MATERIAL PROVIDED:
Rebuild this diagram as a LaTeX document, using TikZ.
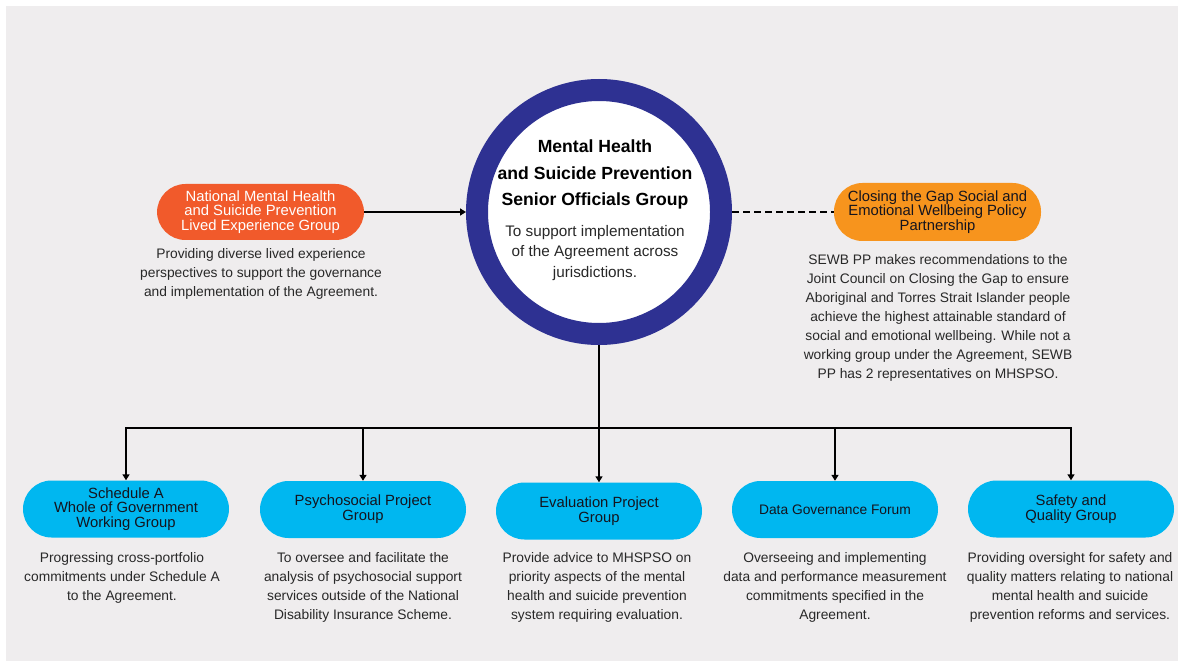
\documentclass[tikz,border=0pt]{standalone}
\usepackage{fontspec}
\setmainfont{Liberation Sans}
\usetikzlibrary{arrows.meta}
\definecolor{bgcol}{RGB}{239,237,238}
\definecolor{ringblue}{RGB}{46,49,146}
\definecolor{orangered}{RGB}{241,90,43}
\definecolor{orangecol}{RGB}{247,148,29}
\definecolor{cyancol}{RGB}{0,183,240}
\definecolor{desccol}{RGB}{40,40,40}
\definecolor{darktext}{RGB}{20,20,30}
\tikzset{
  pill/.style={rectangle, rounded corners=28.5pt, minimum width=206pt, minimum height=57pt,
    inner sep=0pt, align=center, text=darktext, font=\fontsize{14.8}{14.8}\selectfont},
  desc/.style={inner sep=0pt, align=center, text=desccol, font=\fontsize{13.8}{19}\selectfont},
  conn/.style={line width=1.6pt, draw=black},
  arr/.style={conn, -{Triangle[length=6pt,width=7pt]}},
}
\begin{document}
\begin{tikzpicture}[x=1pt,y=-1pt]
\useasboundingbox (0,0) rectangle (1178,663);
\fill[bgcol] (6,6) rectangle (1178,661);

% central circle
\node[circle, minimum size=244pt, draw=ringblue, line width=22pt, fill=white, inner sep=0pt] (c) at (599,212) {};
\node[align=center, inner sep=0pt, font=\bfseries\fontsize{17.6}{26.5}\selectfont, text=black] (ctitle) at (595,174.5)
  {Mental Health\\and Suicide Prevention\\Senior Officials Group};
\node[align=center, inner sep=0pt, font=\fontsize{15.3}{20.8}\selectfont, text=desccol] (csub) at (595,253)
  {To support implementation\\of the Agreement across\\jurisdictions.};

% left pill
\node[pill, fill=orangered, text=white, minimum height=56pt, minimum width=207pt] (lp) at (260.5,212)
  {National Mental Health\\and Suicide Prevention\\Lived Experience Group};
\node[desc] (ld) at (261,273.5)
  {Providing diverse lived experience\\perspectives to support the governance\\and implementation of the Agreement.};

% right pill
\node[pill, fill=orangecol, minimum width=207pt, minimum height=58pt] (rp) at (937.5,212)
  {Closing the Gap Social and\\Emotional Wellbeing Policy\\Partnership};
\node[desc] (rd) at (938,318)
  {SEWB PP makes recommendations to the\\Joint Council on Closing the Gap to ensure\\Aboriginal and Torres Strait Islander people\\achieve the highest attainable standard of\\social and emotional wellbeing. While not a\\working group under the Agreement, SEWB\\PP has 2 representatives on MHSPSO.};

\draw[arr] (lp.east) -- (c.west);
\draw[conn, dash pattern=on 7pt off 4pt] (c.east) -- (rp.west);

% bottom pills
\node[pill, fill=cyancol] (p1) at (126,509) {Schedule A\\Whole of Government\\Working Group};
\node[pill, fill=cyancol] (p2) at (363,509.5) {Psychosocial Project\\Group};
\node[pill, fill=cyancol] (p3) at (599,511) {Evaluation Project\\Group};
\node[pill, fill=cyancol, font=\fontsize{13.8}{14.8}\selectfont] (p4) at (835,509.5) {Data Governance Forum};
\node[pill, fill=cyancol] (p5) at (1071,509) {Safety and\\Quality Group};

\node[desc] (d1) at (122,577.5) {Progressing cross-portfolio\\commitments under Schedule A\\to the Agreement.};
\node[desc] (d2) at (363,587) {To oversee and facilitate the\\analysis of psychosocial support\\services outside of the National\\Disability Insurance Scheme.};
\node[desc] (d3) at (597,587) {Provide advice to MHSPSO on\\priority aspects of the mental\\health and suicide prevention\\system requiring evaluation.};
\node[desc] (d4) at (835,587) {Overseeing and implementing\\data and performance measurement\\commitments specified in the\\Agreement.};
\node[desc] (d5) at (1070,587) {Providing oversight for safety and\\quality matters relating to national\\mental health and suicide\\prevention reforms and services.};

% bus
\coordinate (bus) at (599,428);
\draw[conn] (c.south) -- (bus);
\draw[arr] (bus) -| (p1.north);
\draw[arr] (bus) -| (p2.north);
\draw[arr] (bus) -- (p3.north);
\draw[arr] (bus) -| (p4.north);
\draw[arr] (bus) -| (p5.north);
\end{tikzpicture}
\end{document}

SET TASK:
Skip the pictures, please, and transcribe only the lines from the beginning of the material through the one that contains "(6,6) rectangle (1178,661);".

SOLUTION FOR THIS PROBLEM:
Rebuild this diagram as a LaTeX document, using TikZ.
\documentclass[tikz,border=0pt]{standalone}
\usepackage{fontspec}
\setmainfont{Liberation Sans}
\usetikzlibrary{arrows.meta}
\definecolor{bgcol}{RGB}{239,237,238}
\definecolor{ringblue}{RGB}{46,49,146}
\definecolor{orangered}{RGB}{241,90,43}
\definecolor{orangecol}{RGB}{247,148,29}
\definecolor{cyancol}{RGB}{0,183,240}
\definecolor{desccol}{RGB}{40,40,40}
\definecolor{darktext}{RGB}{20,20,30}
\tikzset{
  pill/.style={rectangle, rounded corners=28.5pt, minimum width=206pt, minimum height=57pt,
    inner sep=0pt, align=center, text=darktext, font=\fontsize{14.8}{14.8}\selectfont},
  desc/.style={inner sep=0pt, align=center, text=desccol, font=\fontsize{13.8}{19}\selectfont},
  conn/.style={line width=1.6pt, draw=black},
  arr/.style={conn, -{Triangle[length=6pt,width=7pt]}},
}
\begin{document}
\begin{tikzpicture}[x=1pt,y=-1pt]
\useasboundingbox (0,0) rectangle (1178,663);
\fill[bgcol] (6,6) rectangle (1178,661);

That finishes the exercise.